Aruba Mobility Academy to teach Wi-Fi fundamentals
New program to integrate with higher education courses for wireless networking skills
Aruba has launched a new course for colleges and universities to teach students the skills to build and maintain advanced wireless networks.
The Aruba Mobility Academy is a semester-long course, mixing lectures and labs, that will give students the fundamental skills to create wireless networks.
The program is being launched globally, with participation in the region from Princess Sumaya University in Jordan.
The Aruba Mobility Academy foundation-level course is a combination of lectures and labs that covers the basics of wireless LAN solutions, including 802.11 Wi-Fi standards, network mobility architecture, and wireless LAN configuration. The lab-intensive aspect of the curriculum provides students with the skills and practical experience necessary to setup and configure a wireless LAN, as well as fine-tune the wireless infrastructure for mobile devices.
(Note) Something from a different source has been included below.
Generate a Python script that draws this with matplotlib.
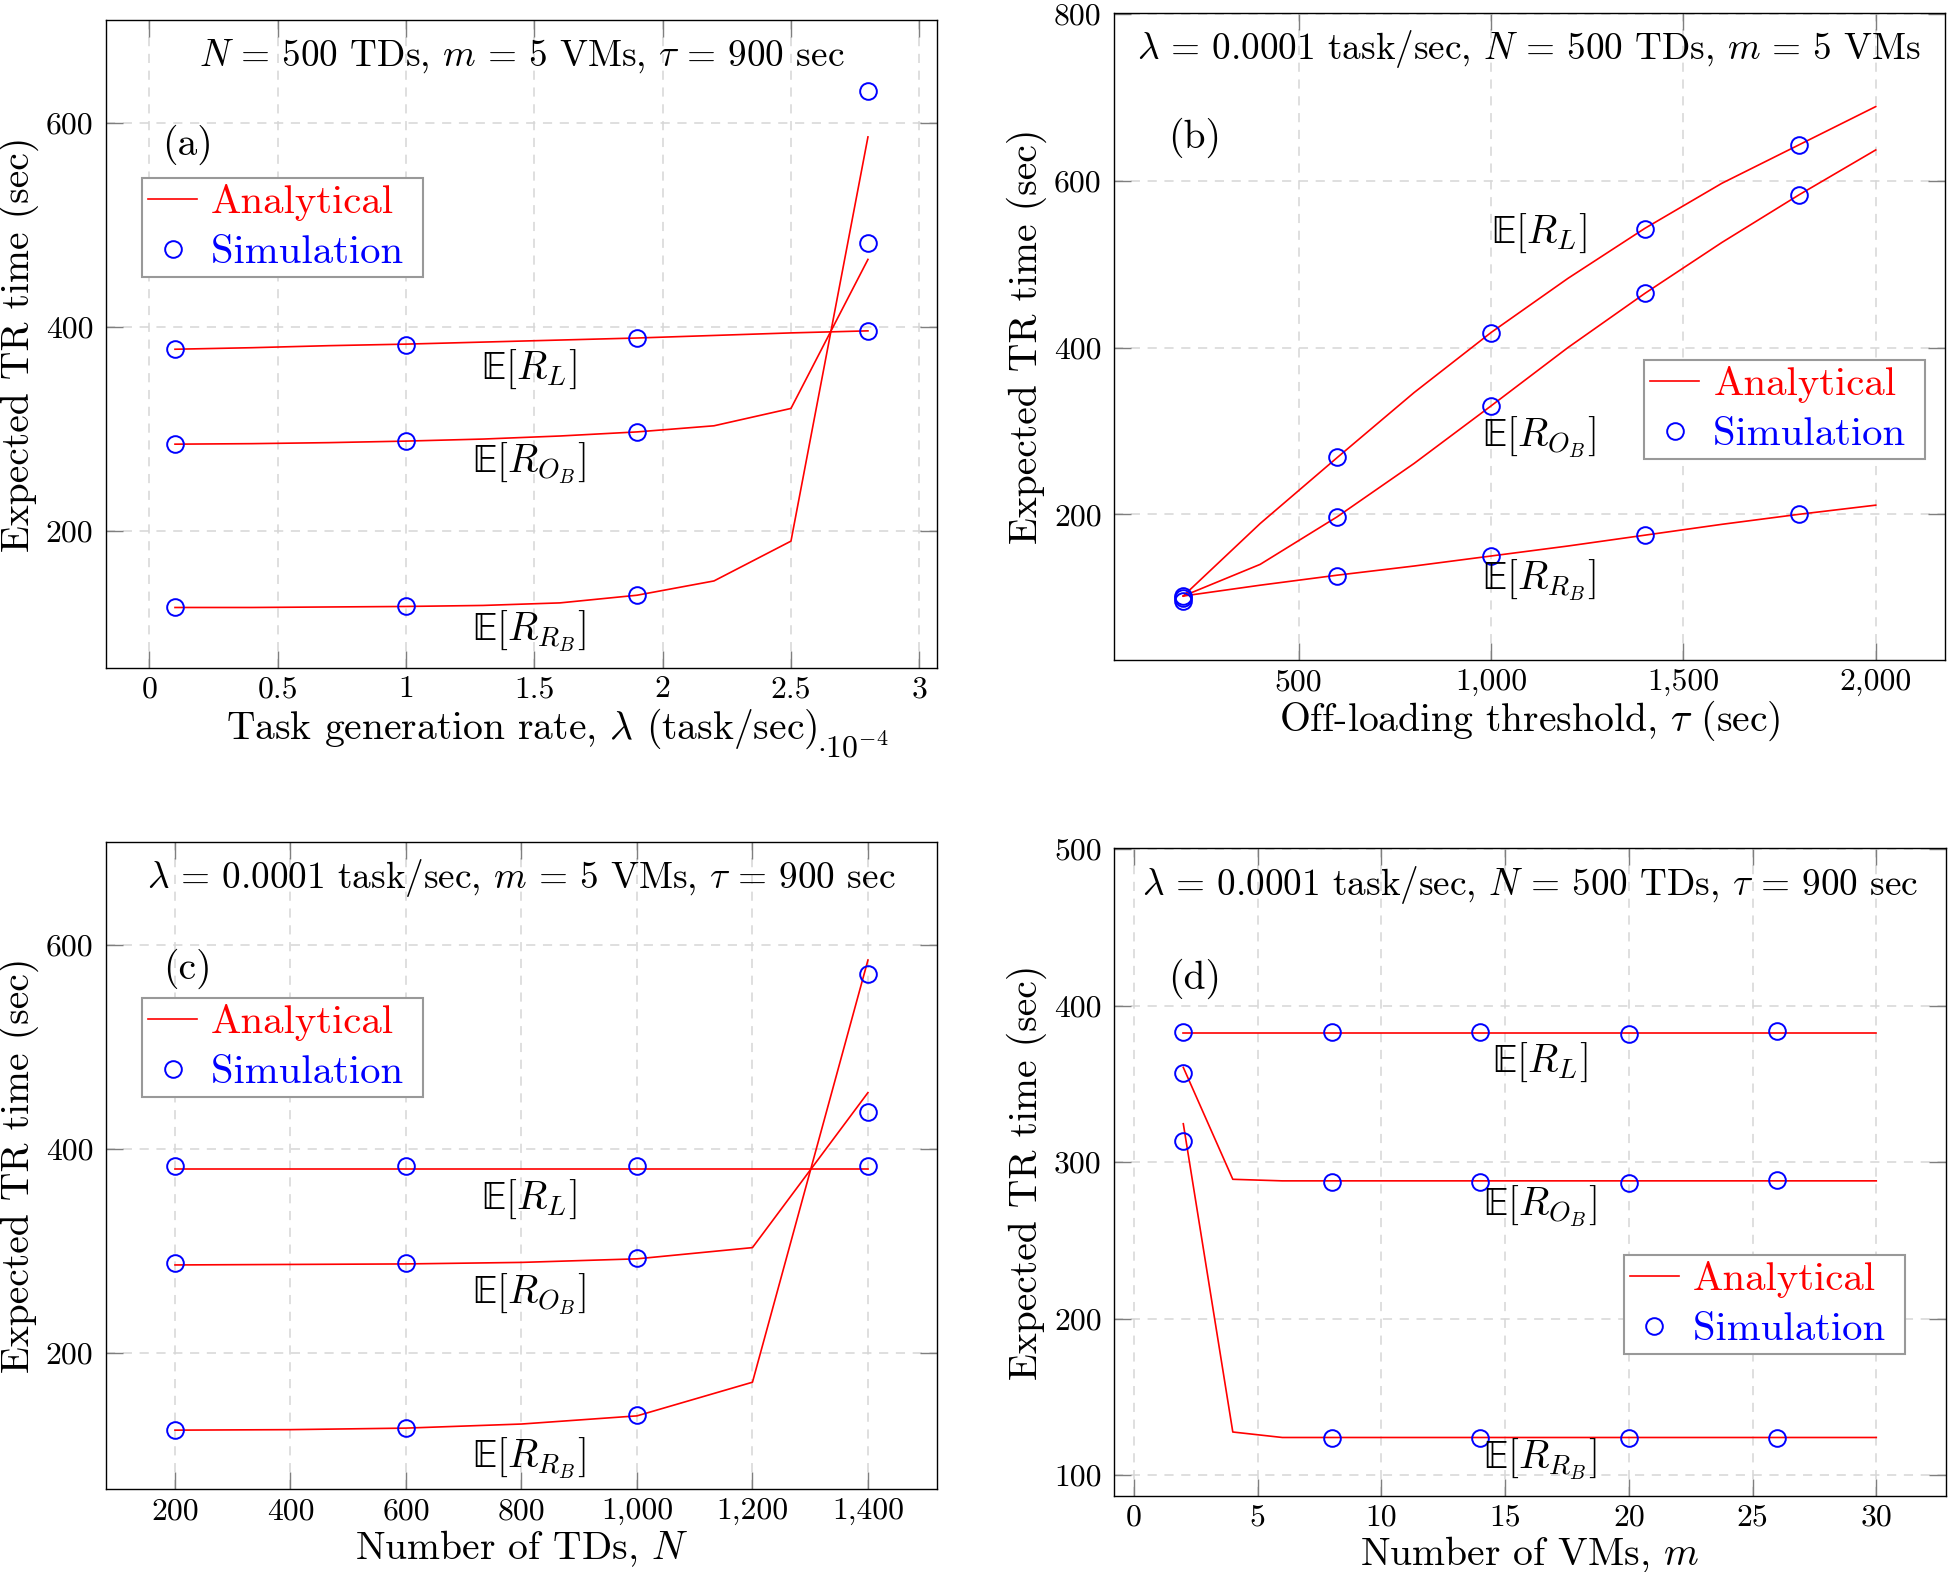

The course also covers common Bring Your Own Device (BYOD) networking challenges, with a focus on Wi-Fi fundamentals, spectrum analysis, wireless LAN design, Remote Authentication Dial In User Service (RADIUS) configuration for 802.1X and Extensible Authentication Protocol (EAP) authentication, and mobile device provisioning for employees and guests.
Ammar Enaya, regional director at Aruba Networks Middle East & Turkey says, "Mobility is one of the hottest technology trends today in the Middle East as we are becoming increasingly reliant on wireless technologies to live and work. In this scenario it is important for students to gain practical knowledge about implementing and operating Wi-Fi networks. Aruba Mobility Academy is a step in this direction and the course will equip students with the knowledge and skills they need to become competent networking professionals. We are very happy to collaborate with Princess Sumaya University and look forward to engaging in partnership discussions with various other prestigious universities across the region in order to make the course accessible to many more students."